Dá-se com effeito a segunda hypothese ; as consequencias a tirar, dada a vontade expressa de El-Rei de pagar as dividas de seu pae, é que são, a meu ver, perfeitamente oppostas ao corollario de S. Exa.
Encarada a questão sob o ponto de vista do direito civil, seguramente a razão estaria do lado do Digno Par, mas dada a vontade sincera e claramente manifestada por El-Rei de pagar as dividas de seu pae, a violencia seria exactamente a abolição do artigo 5.°
Quem votasse contra o artigo 5.° collocaria sobre a cabeça de El-Rei a insinuação de que o joven e sympathico Monarcha quisera na sua carta representar uma comedia indigna da sua pessoa, do seu caracter, do seu culto pela verdade e pela justiça.

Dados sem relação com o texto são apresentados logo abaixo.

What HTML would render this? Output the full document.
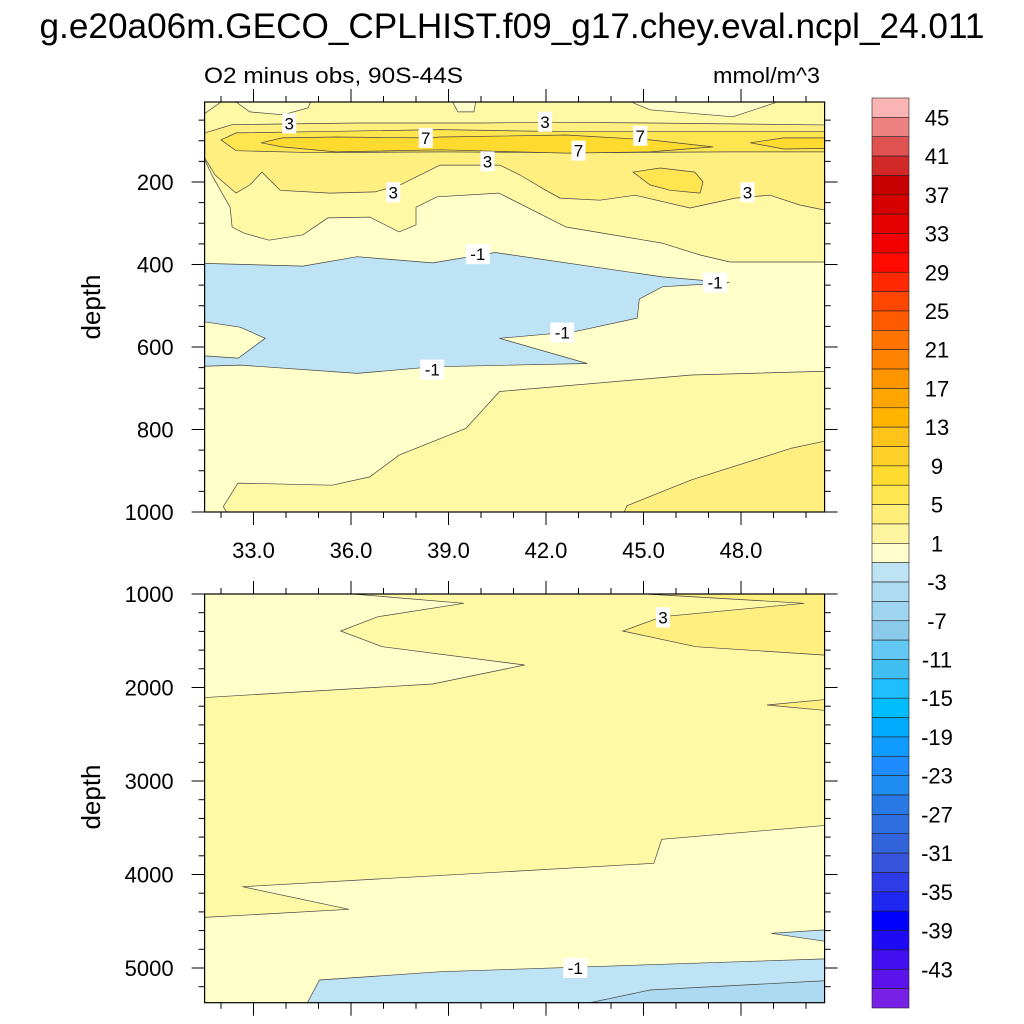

Não faltaria quem malevolamente attribuisse ao joven Monarcha connivencia numa comedia preparada, para ter solução na Camara conservadora, onde teem voto muitos dos seus familiares mais graduados.
O Sr. Conde de Lagoaça: — O projecto é de El-Rei ou do Governo?
O Orador:— O projecto é do Governo.
O Sr. Conde de Lagoaça: —O Sr. Presidente do Conselho está cobrindo se com El-Rei. Voltamos á vida velha.
O Orador:— Está o Digno Par enganado ; não ha nas minhas palavras a mais leve intenção de me cobrir com o nome de El-Rei.
V. Exa. foi muito injusto e eu tudo poderia esperar, menos que o Digno Par me interrompesse para fazer uma affirmação completamente inexacta e que corresponde a um acto de traição • que eu sou incapaz de commeter.
O Digno Par pode ter tido graça no seu àparte, mas não foi feliz.
Seguramente a Camara é soberana nas suas resoluções e tem, alem do direito, a hombridade necessaria para votar como a sua consciencia lhe ditar, mas os meus deveres de chefe de situação obrigam-me a ser coherente e a fazer nesta Camara declarações iguaes ás que fiz na outra casa do Parlamento, de uma maneira categorica e clara.